_GIVEN REQUEST:_ Leave the pictures out and retype the lines from the beginning through the line with "import plotly.graph_objects as go", both ends included.

_RECORDED DATA:_

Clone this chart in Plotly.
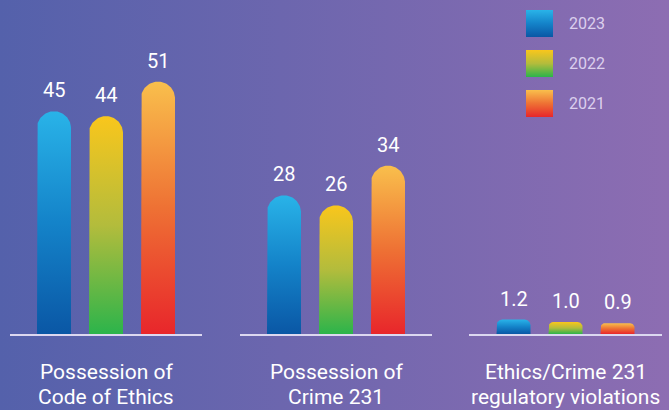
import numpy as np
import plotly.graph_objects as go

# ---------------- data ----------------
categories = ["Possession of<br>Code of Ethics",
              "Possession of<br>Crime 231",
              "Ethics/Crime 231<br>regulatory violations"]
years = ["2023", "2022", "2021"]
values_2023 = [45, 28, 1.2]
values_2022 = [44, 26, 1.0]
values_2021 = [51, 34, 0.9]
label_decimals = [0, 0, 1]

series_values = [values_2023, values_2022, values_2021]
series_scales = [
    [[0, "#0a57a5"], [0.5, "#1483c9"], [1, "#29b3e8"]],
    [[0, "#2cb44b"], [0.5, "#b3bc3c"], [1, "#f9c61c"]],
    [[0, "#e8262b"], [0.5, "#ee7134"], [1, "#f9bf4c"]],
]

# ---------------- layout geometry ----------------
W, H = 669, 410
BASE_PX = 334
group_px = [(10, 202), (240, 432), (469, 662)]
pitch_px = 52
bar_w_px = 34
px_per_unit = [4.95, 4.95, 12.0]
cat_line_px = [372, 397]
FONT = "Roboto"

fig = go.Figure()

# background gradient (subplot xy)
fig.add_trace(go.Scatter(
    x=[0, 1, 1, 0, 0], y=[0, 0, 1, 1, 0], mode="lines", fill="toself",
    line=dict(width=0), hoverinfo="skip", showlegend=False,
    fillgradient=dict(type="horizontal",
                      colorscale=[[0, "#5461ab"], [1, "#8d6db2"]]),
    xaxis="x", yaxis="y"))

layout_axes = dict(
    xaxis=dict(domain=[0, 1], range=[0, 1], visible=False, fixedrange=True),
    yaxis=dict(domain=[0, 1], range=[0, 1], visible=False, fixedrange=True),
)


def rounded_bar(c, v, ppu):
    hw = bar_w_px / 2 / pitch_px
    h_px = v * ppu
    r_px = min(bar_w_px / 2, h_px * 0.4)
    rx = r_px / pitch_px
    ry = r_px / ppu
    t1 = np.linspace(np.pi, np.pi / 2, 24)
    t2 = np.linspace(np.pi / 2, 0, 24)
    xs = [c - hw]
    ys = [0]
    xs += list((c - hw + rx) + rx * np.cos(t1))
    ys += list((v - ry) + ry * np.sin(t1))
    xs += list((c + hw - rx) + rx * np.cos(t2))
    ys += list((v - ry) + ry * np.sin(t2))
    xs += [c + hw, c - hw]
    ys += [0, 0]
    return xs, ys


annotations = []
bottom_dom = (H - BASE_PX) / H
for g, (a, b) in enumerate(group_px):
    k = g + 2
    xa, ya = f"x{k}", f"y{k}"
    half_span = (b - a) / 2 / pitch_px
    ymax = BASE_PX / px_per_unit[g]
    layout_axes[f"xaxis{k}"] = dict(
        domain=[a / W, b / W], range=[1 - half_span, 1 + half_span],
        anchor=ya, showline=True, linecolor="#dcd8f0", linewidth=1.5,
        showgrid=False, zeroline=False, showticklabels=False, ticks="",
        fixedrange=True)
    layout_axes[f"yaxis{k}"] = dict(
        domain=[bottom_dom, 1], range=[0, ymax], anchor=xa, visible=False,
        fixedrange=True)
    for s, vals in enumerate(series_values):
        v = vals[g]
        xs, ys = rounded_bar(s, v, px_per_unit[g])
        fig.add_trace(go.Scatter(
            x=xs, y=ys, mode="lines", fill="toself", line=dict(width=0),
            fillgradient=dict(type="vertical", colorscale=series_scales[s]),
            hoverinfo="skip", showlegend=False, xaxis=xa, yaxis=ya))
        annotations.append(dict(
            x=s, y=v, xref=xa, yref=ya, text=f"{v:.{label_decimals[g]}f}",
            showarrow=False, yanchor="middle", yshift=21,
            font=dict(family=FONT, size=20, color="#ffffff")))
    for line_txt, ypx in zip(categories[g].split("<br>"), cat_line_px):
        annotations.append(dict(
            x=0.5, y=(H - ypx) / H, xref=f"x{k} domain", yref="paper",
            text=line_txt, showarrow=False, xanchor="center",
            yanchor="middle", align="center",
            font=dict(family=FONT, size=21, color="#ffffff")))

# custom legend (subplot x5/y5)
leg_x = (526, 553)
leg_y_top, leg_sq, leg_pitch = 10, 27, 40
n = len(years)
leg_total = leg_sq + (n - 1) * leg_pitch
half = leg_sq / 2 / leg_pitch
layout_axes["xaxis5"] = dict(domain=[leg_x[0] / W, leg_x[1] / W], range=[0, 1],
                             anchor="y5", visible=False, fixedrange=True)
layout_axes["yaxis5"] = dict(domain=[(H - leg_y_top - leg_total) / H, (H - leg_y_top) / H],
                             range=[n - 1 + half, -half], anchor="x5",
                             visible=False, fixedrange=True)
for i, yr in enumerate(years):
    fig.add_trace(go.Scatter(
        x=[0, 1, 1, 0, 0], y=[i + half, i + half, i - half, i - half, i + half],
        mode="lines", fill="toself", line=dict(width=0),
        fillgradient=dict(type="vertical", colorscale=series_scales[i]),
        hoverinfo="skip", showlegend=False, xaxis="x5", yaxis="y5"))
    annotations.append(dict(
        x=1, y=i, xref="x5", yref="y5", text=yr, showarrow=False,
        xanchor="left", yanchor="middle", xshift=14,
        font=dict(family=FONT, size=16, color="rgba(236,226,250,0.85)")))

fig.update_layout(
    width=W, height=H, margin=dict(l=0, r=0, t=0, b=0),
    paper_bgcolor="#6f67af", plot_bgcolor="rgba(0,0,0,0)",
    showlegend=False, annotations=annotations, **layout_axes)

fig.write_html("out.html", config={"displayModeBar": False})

_PROBLEM SOLUTION:_
Clone this chart in Plotly.
import numpy as np
import plotly.graph_objects as go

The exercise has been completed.